start AVAILABLE DATA
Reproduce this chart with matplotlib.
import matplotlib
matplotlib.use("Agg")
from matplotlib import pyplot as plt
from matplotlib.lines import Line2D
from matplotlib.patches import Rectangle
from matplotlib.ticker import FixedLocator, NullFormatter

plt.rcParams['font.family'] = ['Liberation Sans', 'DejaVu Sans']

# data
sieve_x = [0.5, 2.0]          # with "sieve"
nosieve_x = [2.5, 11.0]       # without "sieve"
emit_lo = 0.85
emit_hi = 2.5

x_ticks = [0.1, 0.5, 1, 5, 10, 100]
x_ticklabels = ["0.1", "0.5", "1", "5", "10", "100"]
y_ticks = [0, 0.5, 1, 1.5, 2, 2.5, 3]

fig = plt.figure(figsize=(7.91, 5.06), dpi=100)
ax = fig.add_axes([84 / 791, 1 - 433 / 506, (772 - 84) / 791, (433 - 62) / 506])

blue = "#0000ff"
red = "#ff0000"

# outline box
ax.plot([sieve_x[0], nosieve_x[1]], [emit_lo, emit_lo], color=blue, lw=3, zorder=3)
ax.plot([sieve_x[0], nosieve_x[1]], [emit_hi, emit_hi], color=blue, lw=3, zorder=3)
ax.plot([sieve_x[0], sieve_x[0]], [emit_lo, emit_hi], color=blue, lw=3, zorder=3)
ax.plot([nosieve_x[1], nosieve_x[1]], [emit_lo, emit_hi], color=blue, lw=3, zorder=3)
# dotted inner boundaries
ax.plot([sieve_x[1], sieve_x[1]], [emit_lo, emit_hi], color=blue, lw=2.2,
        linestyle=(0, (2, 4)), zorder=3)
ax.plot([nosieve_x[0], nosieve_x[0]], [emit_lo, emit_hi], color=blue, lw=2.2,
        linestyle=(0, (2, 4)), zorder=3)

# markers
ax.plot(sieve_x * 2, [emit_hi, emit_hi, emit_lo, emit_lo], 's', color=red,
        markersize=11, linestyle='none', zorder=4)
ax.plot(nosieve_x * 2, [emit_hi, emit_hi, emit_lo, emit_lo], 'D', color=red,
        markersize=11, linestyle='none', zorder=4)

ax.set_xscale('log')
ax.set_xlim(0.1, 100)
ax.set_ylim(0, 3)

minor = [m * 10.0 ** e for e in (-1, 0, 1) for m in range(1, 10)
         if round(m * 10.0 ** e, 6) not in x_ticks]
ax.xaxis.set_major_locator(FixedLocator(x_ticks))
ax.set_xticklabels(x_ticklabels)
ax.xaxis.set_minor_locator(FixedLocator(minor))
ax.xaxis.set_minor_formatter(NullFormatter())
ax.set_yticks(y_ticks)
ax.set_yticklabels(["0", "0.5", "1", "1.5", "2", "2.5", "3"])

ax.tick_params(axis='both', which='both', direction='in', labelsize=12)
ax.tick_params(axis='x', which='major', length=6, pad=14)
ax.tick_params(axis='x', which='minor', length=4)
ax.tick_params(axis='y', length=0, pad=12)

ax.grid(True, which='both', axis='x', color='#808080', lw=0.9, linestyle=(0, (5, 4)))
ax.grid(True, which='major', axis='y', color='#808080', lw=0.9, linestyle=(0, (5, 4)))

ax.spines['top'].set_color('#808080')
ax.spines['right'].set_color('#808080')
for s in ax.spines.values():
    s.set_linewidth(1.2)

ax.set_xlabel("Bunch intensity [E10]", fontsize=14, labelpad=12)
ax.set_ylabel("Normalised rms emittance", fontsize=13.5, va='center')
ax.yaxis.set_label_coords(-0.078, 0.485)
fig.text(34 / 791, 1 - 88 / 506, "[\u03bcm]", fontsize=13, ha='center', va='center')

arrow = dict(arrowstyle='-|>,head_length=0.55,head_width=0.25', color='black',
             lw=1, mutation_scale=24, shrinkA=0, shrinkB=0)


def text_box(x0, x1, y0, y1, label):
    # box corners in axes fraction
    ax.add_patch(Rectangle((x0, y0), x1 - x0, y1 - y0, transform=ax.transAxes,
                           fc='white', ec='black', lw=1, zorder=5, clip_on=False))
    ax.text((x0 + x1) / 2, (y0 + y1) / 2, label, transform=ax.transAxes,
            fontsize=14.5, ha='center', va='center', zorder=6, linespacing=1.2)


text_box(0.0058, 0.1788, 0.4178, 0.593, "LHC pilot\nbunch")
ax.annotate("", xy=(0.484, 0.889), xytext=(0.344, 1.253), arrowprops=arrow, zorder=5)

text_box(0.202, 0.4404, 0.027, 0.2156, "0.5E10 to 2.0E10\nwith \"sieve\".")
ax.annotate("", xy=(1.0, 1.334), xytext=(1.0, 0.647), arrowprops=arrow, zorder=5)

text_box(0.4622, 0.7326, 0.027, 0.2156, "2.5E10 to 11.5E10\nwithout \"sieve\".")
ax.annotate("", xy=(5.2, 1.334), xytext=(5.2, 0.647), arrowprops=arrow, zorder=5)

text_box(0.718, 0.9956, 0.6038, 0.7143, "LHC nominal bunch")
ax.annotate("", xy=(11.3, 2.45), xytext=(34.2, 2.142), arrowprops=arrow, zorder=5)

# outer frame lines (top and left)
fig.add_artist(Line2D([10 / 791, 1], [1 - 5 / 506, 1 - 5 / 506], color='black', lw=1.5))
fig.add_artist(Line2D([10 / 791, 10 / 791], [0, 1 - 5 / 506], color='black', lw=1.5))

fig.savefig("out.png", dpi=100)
end AVAILABLE DATA
WHAT YOU ARE ASKED TO DO
Each line of the material must be restated exactly.

RESULT FOR THIS EXERCISE
Reproduce this chart with matplotlib.
import matplotlib
matplotlib.use("Agg")
from matplotlib import pyplot as plt
from matplotlib.lines import Line2D
from matplotlib.patches import Rectangle
from matplotlib.ticker import FixedLocator, NullFormatter

plt.rcParams['font.family'] = ['Liberation Sans', 'DejaVu Sans']

# data
sieve_x = [0.5, 2.0]          # with "sieve"
nosieve_x = [2.5, 11.0]       # without "sieve"
emit_lo = 0.85
emit_hi = 2.5

x_ticks = [0.1, 0.5, 1, 5, 10, 100]
x_ticklabels = ["0.1", "0.5", "1", "5", "10", "100"]
y_ticks = [0, 0.5, 1, 1.5, 2, 2.5, 3]

fig = plt.figure(figsize=(7.91, 5.06), dpi=100)
ax = fig.add_axes([84 / 791, 1 - 433 / 506, (772 - 84) / 791, (433 - 62) / 506])

blue = "#0000ff"
red = "#ff0000"

# outline box
ax.plot([sieve_x[0], nosieve_x[1]], [emit_lo, emit_lo], color=blue, lw=3, zorder=3)
ax.plot([sieve_x[0], nosieve_x[1]], [emit_hi, emit_hi], color=blue, lw=3, zorder=3)
ax.plot([sieve_x[0], sieve_x[0]], [emit_lo, emit_hi], color=blue, lw=3, zorder=3)
ax.plot([nosieve_x[1], nosieve_x[1]], [emit_lo, emit_hi], color=blue, lw=3, zorder=3)
# dotted inner boundaries
ax.plot([sieve_x[1], sieve_x[1]], [emit_lo, emit_hi], color=blue, lw=2.2,
        linestyle=(0, (2, 4)), zorder=3)
ax.plot([nosieve_x[0], nosieve_x[0]], [emit_lo, emit_hi], color=blue, lw=2.2,
        linestyle=(0, (2, 4)), zorder=3)

# markers
ax.plot(sieve_x * 2, [emit_hi, emit_hi, emit_lo, emit_lo], 's', color=red,
        markersize=11, linestyle='none', zorder=4)
ax.plot(nosieve_x * 2, [emit_hi, emit_hi, emit_lo, emit_lo], 'D', color=red,
        markersize=11, linestyle='none', zorder=4)

ax.set_xscale('log')
ax.set_xlim(0.1, 100)
ax.set_ylim(0, 3)

minor = [m * 10.0 ** e for e in (-1, 0, 1) for m in range(1, 10)
         if round(m * 10.0 ** e, 6) not in x_ticks]
ax.xaxis.set_major_locator(FixedLocator(x_ticks))
ax.set_xticklabels(x_ticklabels)
ax.xaxis.set_minor_locator(FixedLocator(minor))
ax.xaxis.set_minor_formatter(NullFormatter())
ax.set_yticks(y_ticks)
ax.set_yticklabels(["0", "0.5", "1", "1.5", "2", "2.5", "3"])

ax.tick_params(axis='both', which='both', direction='in', labelsize=12)
ax.tick_params(axis='x', which='major', length=6, pad=14)
ax.tick_params(axis='x', which='minor', length=4)
ax.tick_params(axis='y', length=0, pad=12)

ax.grid(True, which='both', axis='x', color='#808080', lw=0.9, linestyle=(0, (5, 4)))
ax.grid(True, which='major', axis='y', color='#808080', lw=0.9, linestyle=(0, (5, 4)))

ax.spines['top'].set_color('#808080')
ax.spines['right'].set_color('#808080')
for s in ax.spines.values():
    s.set_linewidth(1.2)

ax.set_xlabel("Bunch intensity [E10]", fontsize=14, labelpad=12)
ax.set_ylabel("Normalised rms emittance", fontsize=13.5, va='center')
ax.yaxis.set_label_coords(-0.078, 0.485)
fig.text(34 / 791, 1 - 88 / 506, "[\u03bcm]", fontsize=13, ha='center', va='center')

arrow = dict(arrowstyle='-|>,head_length=0.55,head_width=0.25', color='black',
             lw=1, mutation_scale=24, shrinkA=0, shrinkB=0)


def text_box(x0, x1, y0, y1, label):
    # box corners in axes fraction
    ax.add_patch(Rectangle((x0, y0), x1 - x0, y1 - y0, transform=ax.transAxes,
                           fc='white', ec='black', lw=1, zorder=5, clip_on=False))
    ax.text((x0 + x1) / 2, (y0 + y1) / 2, label, transform=ax.transAxes,
            fontsize=14.5, ha='center', va='center', zorder=6, linespacing=1.2)


text_box(0.0058, 0.1788, 0.4178, 0.593, "LHC pilot\nbunch")
ax.annotate("", xy=(0.484, 0.889), xytext=(0.344, 1.253), arrowprops=arrow, zorder=5)

text_box(0.202, 0.4404, 0.027, 0.2156, "0.5E10 to 2.0E10\nwith \"sieve\".")
ax.annotate("", xy=(1.0, 1.334), xytext=(1.0, 0.647), arrowprops=arrow, zorder=5)

text_box(0.4622, 0.7326, 0.027, 0.2156, "2.5E10 to 11.5E10\nwithout \"sieve\".")
ax.annotate("", xy=(5.2, 1.334), xytext=(5.2, 0.647), arrowprops=arrow, zorder=5)

text_box(0.718, 0.9956, 0.6038, 0.7143, "LHC nominal bunch")
ax.annotate("", xy=(11.3, 2.45), xytext=(34.2, 2.142), arrowprops=arrow, zorder=5)

# outer frame lines (top and left)
fig.add_artist(Line2D([10 / 791, 1], [1 - 5 / 506, 1 - 5 / 506], color='black', lw=1.5))
fig.add_artist(Line2D([10 / 791, 10 / 791], [0, 1 - 5 / 506], color='black', lw=1.5))

fig.savefig("out.png", dpi=100)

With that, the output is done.